Given task:
Write out the lines from the top of the material through the line with "fig = plt.figure(figsize=(4.58, 3.28), dpi=100)", exactly and with nothing added.

Data to use:
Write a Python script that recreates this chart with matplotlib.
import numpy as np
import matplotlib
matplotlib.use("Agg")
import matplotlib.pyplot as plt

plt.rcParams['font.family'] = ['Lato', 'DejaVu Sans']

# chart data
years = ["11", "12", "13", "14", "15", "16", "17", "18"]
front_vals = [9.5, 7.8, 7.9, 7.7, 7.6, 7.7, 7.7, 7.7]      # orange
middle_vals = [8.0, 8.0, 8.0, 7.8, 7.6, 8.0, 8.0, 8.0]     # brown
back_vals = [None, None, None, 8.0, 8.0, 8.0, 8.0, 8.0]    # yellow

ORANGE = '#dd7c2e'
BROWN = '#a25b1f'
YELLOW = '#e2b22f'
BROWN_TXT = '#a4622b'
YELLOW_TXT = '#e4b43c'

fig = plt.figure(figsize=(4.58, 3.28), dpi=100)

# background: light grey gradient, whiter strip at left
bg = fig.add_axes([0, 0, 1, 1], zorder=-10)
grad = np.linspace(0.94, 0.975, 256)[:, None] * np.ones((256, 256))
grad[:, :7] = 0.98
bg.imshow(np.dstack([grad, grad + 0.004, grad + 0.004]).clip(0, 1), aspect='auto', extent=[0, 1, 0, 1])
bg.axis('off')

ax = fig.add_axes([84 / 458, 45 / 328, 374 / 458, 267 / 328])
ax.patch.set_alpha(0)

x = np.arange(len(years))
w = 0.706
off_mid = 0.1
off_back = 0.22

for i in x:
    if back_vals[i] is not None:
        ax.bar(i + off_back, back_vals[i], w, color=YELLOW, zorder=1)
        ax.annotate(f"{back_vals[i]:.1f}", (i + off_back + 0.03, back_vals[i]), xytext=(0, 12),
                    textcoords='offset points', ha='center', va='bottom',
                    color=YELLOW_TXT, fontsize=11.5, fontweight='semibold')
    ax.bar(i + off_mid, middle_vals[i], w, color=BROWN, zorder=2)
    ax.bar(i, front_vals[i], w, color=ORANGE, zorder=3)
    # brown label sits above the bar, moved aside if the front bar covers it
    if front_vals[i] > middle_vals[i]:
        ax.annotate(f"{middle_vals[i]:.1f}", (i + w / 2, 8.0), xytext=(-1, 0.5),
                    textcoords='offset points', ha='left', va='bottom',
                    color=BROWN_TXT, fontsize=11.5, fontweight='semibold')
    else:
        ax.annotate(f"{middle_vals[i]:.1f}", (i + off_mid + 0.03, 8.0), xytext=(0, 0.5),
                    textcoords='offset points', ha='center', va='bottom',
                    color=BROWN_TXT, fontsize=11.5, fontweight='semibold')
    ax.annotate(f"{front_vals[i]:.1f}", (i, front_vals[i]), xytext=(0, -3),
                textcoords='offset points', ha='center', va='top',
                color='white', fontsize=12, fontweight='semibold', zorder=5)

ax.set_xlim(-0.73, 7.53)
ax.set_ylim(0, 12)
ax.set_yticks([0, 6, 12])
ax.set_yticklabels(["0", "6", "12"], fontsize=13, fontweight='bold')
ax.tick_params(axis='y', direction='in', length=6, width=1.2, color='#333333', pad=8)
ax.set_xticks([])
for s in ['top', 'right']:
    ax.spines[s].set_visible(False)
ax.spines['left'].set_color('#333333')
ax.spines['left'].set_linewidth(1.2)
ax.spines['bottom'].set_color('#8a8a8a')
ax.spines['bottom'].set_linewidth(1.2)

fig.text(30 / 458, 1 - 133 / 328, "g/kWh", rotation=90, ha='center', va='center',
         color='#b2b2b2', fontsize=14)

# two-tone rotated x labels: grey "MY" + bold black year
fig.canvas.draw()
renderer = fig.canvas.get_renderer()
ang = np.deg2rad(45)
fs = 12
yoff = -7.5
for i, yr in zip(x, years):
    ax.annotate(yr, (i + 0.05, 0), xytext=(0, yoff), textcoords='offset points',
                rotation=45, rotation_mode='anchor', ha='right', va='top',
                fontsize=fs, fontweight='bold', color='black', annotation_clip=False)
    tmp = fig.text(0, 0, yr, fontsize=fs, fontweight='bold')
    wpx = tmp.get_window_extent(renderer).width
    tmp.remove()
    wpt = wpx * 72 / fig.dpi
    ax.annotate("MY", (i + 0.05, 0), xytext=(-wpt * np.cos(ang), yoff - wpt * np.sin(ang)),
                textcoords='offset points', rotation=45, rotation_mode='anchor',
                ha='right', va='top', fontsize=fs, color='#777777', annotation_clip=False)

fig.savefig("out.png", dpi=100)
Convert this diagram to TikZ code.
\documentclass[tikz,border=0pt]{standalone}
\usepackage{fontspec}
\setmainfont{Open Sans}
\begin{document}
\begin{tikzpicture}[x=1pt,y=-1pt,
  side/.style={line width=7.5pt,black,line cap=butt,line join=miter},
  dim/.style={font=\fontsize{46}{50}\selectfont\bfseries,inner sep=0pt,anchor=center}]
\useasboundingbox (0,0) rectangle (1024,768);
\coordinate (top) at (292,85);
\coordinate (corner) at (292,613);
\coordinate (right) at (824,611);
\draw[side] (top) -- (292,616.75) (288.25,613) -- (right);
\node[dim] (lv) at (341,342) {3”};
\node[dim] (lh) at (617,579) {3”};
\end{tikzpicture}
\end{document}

Answer to this task:
Write a Python script that recreates this chart with matplotlib.
import numpy as np
import matplotlib
matplotlib.use("Agg")
import matplotlib.pyplot as plt

plt.rcParams['font.family'] = ['Lato', 'DejaVu Sans']

# chart data
years = ["11", "12", "13", "14", "15", "16", "17", "18"]
front_vals = [9.5, 7.8, 7.9, 7.7, 7.6, 7.7, 7.7, 7.7]      # orange
middle_vals = [8.0, 8.0, 8.0, 7.8, 7.6, 8.0, 8.0, 8.0]     # brown
back_vals = [None, None, None, 8.0, 8.0, 8.0, 8.0, 8.0]    # yellow

ORANGE = '#dd7c2e'
BROWN = '#a25b1f'
YELLOW = '#e2b22f'
BROWN_TXT = '#a4622b'
YELLOW_TXT = '#e4b43c'

fig = plt.figure(figsize=(4.58, 3.28), dpi=100)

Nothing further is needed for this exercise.